The film, largely a flashback, gets its structure in the opening moments when the mother reacts to a telegram telling her that one of her three boys has been killed. Her reaction and bad-seed-bro’s reflection as an adult living in a comparatively sterile world of high-rise buildings and high pressure basically hold together what otherwise would be an album full of vignettes of family life in Texas in the 1940s. But, of course, the “cosmic” elements imply that the O’Brien family is just a microcosmic example of families everywhere across time and space trying to wrestle with questions like the meaning of life–especially when life gets personal and hits you below the belt. There are impressionistic scenes as well that invite you to consider moments of life in the womb and beyond life on earth, and ultimately that’s how Malick’s film will be judged . . . by how well it manages to go “cosmic.”
At times, “The Tree of Life” has a New Age look to it, like “Koyaanisqatsi,” and it’s during those moments when we can appreciate how stunning it looks in high definition. The AVC/MPEG-4 transfer to a 50GB disc leaves nothing to be desired. Colors are natural looking in the sepia-toned Texas scenes and “Blue Planet” pristine in the more expansive shots. Edge delineation and detail are strong in all sequences, and yet there’s still a very slight touch of film grain to give it texture. “The Tree of Life” is presented in 1.85:1 widescreen.

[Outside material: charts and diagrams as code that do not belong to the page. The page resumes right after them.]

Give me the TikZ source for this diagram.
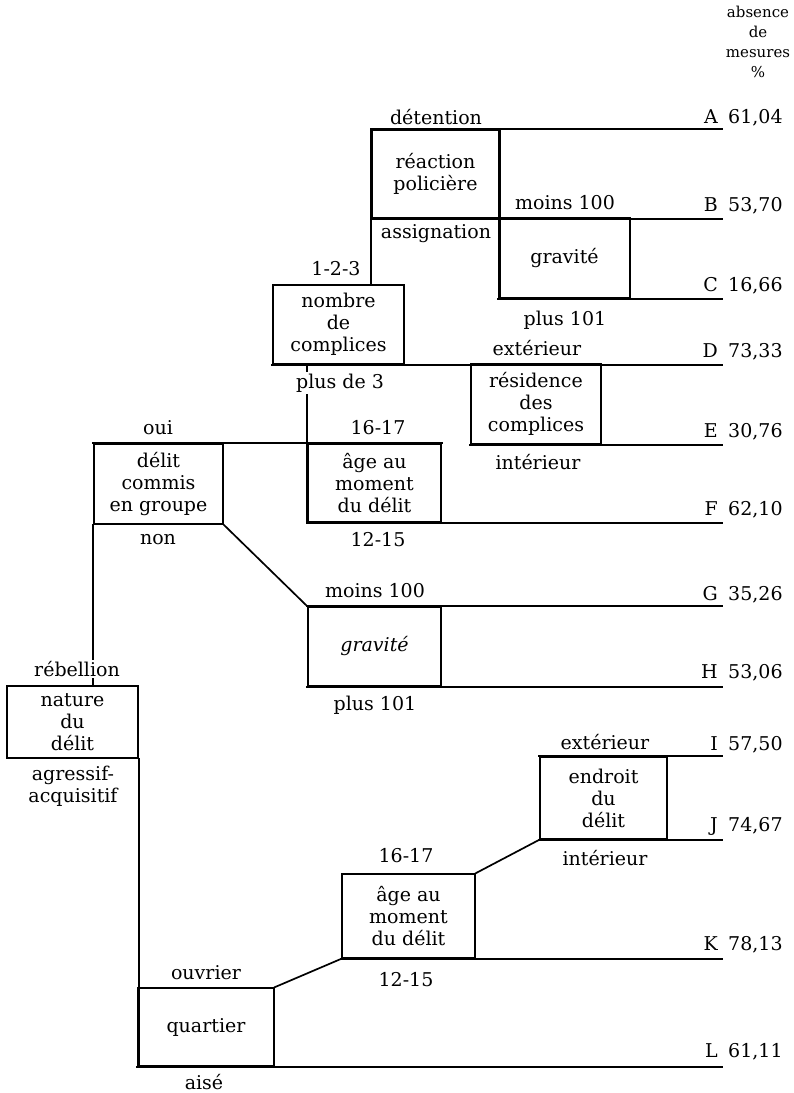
\documentclass[tikz,border=0pt]{standalone}
\usepackage{fontspec}
\setmainfont{DejaVu Serif}
\begin{document}
\begin{tikzpicture}[x=1pt,y=-1pt,
  every node/.style={font=\fontsize{19}{22}\selectfont},
  ln/.style={line width=1.7pt, line cap=rect},
  box/.style={draw, line width=1.7pt, inner sep=0pt, align=center, rectangle},
  lab/.style={inner sep=0pt, align=center},
  wlab/.style={lab, fill=white, inner sep=1.5pt},
  let/.style={inner sep=0pt, anchor=base east},
  val/.style={inner sep=0pt, anchor=base west}]
\useasboundingbox (0,0) rectangle (793,1093);
\coordinate (R) at (722,0);

% boxes
\node[box, minimum width=127pt, minimum height=88pt] (react) at (435.5,174) {réaction\\policière};
\node[box, minimum width=131pt, minimum height=80pt] (grav1) at (564.5,258) {gravité};
\node[box, minimum width=131pt, minimum height=79pt] (nombre) at (338.5,324.5) {nombre\\de\\complices};
\node[box, minimum width=130pt, minimum height=80pt] (resid) at (536,404) {résidence\\des\\complices};
\node[box, minimum width=129pt, minimum height=80pt] (delit) at (158.5,484) {délit\\commis\\en groupe};
\node[box, minimum width=133pt, minimum height=78pt] (age1) at (374.5,483) {âge au\\moment\\du délit};
\node[box, minimum width=133pt, minimum height=79pt] (grav2) at (374.5,646.5) {\itshape gravité};
\node[box, minimum width=131pt, minimum height=72pt] (nature) at (72.5,722) {nature\\du\\délit};
\node[box, minimum width=136pt, minimum height=78pt] (quart) at (206,1027) {quartier};
\node[box, minimum width=133pt, minimum height=84pt] (age2) at (408.5,916) {âge au\\moment\\du délit};
\node[box, minimum width=127pt, minimum height=82pt] (endr) at (603.5,798) {endroit\\du\\délit};

% horizontal result lines
\draw[ln] (react.north west) -- (react.north west -| R);
\draw[ln] (react.south west) -- (react.south west -| R);
\draw[ln] (grav1.south west) -- (grav1.south west -| R);
\draw[ln] (nombre.south west) -- (nombre.south west -| R);
\draw[ln] (resid.south west) -- (resid.south west -| R);
\draw[ln] (delit.north west) -- (age1.north east);
\draw[ln] (age1.south west) -- (age1.south west -| R);
\draw[ln] (grav2.north west) -- (grav2.north west -| R);
\draw[ln] (grav2.south west) -- (grav2.south west -| R);
\draw[ln] (endr.north west) -- (endr.north west -| R);
\draw[ln] (endr.south west) -- (endr.south west -| R);
\draw[ln] (age2.south west) -- (age2.south west -| R);
\draw[ln] (quart.south west) -- (quart.south west -| R);

% vertical connectors
\draw[ln] (react.north west) -- (react.north west |- nombre.north);
\draw[ln] (react.north east) -- (react.north east |- grav1.south);
\draw[ln] (age1.north west |- nombre.south) -- (age1.south west);
\draw[ln] (delit.south west) -- (delit.south west |- nature.north);
\draw[ln] (nature.south east) -- (nature.south east |- quart.south);

% diagonal connectors
\draw[ln] (delit.south east) -- (grav2.north west);
\draw[ln] (quart.north east) -- (age2.south west);
\draw[ln] (age2.north east) -- (endr.south west);

% branch labels
\node[lab] (l1) at (436,117) {détention};
\node[lab] (l2) at (565,203) {moins 100};
\node[lab] (l3) at (436,234) {assignation};
\node[lab] (l4) at (565,320) {plus 101};
\node[lab] (l5) at (336,269) {1-2-3};
\node[lab] (l6) at (537,348) {extérieur};
\node[wlab] (l7) at (340,383) {plus de 3};
\node[lab] (l8) at (538,462) {intérieur};
\node[lab] (l9) at (378,428) {16-17};
\node[lab] (l10) at (158,428) {oui};
\node[lab] (l11) at (158,540) {non};
\node[lab] (l12) at (378,540) {12-15};
\node[lab] (l13) at (375,591) {moins 100};
\node[lab] (l14) at (375,705) {plus 101};
\node[wlab] (l15) at (77,669) {rébellion};
\node[lab] (l16) at (73,786) {agressif-\\acquisitif};
\node[lab] (l17) at (605,742) {extérieur};
\node[lab] (l18) at (605,858) {intérieur};
\node[lab] (l19) at (406,856) {16-17};
\node[lab] (l20) at (406,980) {12-15};
\node[lab] (l21) at (206,973) {ouvrier};
\node[lab] (l22) at (204,1082) {aisé};

% header
\node[lab, font=\fontsize{15}{20}\selectfont] (hd) at (758,42) {absence\\de\\mesures\\\%};

% results column
\node[let] (a1) at (718,123) {A}; \node[val] (a2) at (728,123) {61,04};
\node[let] (b1) at (718,211) {B}; \node[val] (b2) at (728,211) {53,70};
\node[let] (c1) at (718,291) {C}; \node[val] (c2) at (728,291) {16,66};
\node[let] (d1) at (718,357) {D}; \node[val] (d2) at (728,357) {73,33};
\node[let] (e1) at (718,437) {E}; \node[val] (e2) at (728,437) {30,76};
\node[let] (f1) at (718,515) {F}; \node[val] (f2) at (728,515) {62,10};
\node[let] (g1) at (718,600) {G}; \node[val] (g2) at (728,600) {35,26};
\node[let] (h1) at (718,678) {H}; \node[val] (h2) at (728,678) {53,06};
\node[let] (i1) at (718,750) {I}; \node[val] (i2) at (728,750) {57,50};
\node[let] (j1) at (718,831) {J}; \node[val] (j2) at (728,831) {74,67};
\node[let] (k1) at (718,950) {K}; \node[val] (k2) at (728,950) {78,13};
\node[let] (m1) at (718,1057) {L}; \node[val] (m2) at (728,1057) {61,11};
\end{tikzpicture}
\end{document}
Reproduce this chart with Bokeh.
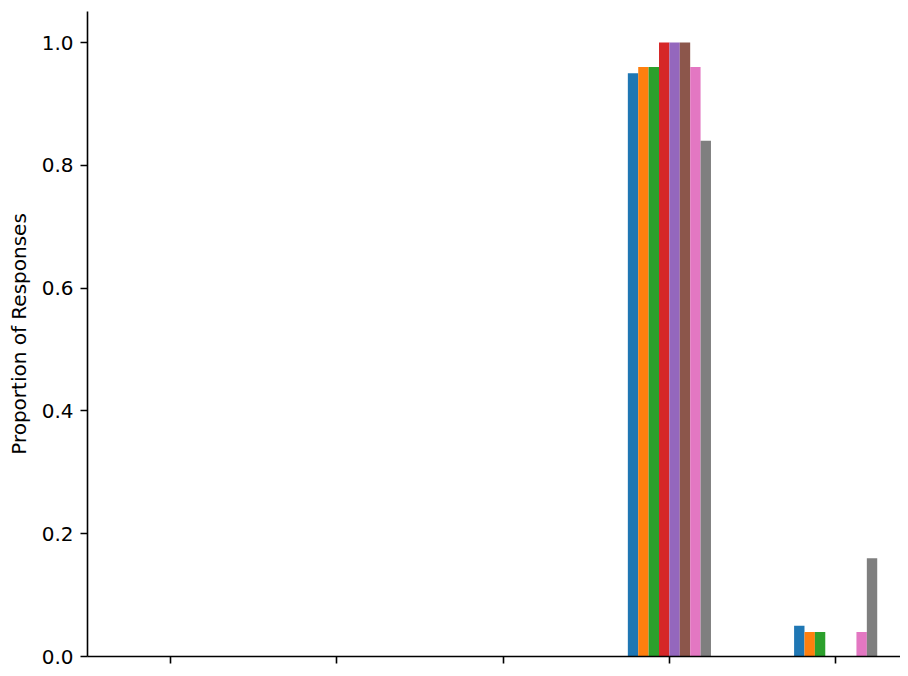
from bokeh.plotting import figure
from bokeh.models import ColumnDataSource, Range1d, FixedTicker, PrintfTickFormatter
from bokeh.transform import dodge
from bokeh.embed import file_html
from bokeh.resources import INLINE

# Data
categories = [0, 1, 2, 3, 4]
s1 = [0.0, 0.0, 0.0, 0.95, 0.05]
s2 = [0.0, 0.0, 0.0, 0.96, 0.04]
s3 = [0.0, 0.0, 0.0, 0.96, 0.04]
s4 = [0.0, 0.0, 0.0, 1.00, 0.00]
s5 = [0.0, 0.0, 0.0, 1.00, 0.00]
s6 = [0.0, 0.0, 0.0, 1.00, 0.00]
s7 = [0.0, 0.0, 0.0, 0.96, 0.04]
s8 = [0.0, 0.0, 0.0, 0.84, 0.16]
series = [s1, s2, s3, s4, s5, s6, s7, s8]
colors = ["#1f77b4", "#ff7f0e", "#2ca02c", "#d62728",
          "#9467bd", "#8c564b", "#e377c2", "#7f7f7f"]
y_ticks = [0.0, 0.2, 0.4, 0.6, 0.8, 1.0]

data = {"x": categories}
for i, s in enumerate(series):
    data[f"s{i}"] = s
source = ColumnDataSource(data)

p = figure(width=900, height=668, output_backend="svg", toolbar_location=None,
           x_range=Range1d(-0.5, 4.39), y_range=Range1d(0, 1.0505),
           min_border_left=87, min_border_right=0, min_border_top=11, min_border_bottom=12)

n = len(series)
bw = 0.5 / n
for i in range(n):
    p.vbar(x=dodge("x", (i - (n - 1) / 2) * bw), top=f"s{i}", width=bw,
           source=source, fill_color=colors[i], line_color=None)

p.outline_line_color = None
p.xgrid.visible = False
p.ygrid.visible = False
p.background_fill_color = "white"
p.border_fill_color = "white"

for ax in (p.xaxis[0], p.yaxis[0]):
    ax.axis_line_width = 1.6
    ax.axis_line_color = "black"
    ax.major_tick_line_width = 1.6
    ax.major_tick_line_color = "black"
    ax.major_tick_out = 7
    ax.major_tick_in = 0
    ax.minor_tick_line_color = None
    ax.major_label_text_font = "DejaVu Sans"
    ax.major_label_text_font_size = "20px"
    ax.major_label_text_color = "black"
    ax.major_label_standoff = 7

p.xaxis.ticker = FixedTicker(ticks=categories)
p.xaxis.major_label_overrides = {c: "" for c in categories}
p.xaxis.major_label_standoff = 0

p.yaxis.ticker = FixedTicker(ticks=y_ticks)
p.yaxis.formatter = PrintfTickFormatter(format="%.1f")
p.yaxis.axis_label = "Proportion of Responses"
p.yaxis.axis_label_text_font = "DejaVu Sans"
p.yaxis.axis_label_text_font_size = "20px"
p.yaxis.axis_label_text_font_style = "normal"
p.yaxis.axis_label_text_color = "black"
p.yaxis.axis_label_standoff = 8

open("out.html", "w").write(file_html(p, INLINE))
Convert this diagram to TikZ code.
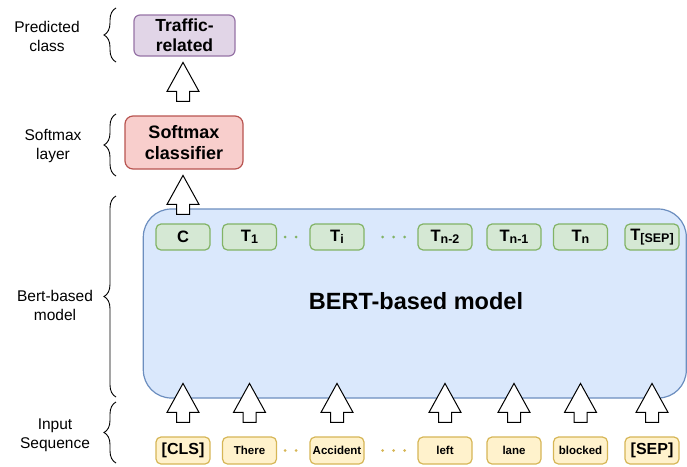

“The Tree of Life” is a sonic marvel as well, with a flawless English DTS-HD MA 7.1 spreading the sound convincingly across the speakers to create a dynamic audio experience. The bass, like the film itself, has heft and presence, but all ranges of sound and all modes–music, ambient noise, dialogue–are well represented here. An additional audio option is Dolby Digital 2.0 Surround, with subtitles in English SDH and Spanish.
Surprisingly, this cupboard is nearly bare. All we get is “Exploring the Tree of life,” a 30-minute pretty standard making-of feature that rounds up the usual suspects (cast, filmmakers, designers, etc.) and covers the usual bases (concept art, casting, etc. Malick is MIA again, preferring to let his film do the talking. The only other bonus features are a DVD and Digital Copy of the film.
While I wasn’t bowled over the way Chris was–or the way voters at Cannes who awarded it the Palme D’Or apparently were–I still found “The Tree of Life” to be a rich film that sets lofty goals for itself, and doesn’t fall short by much.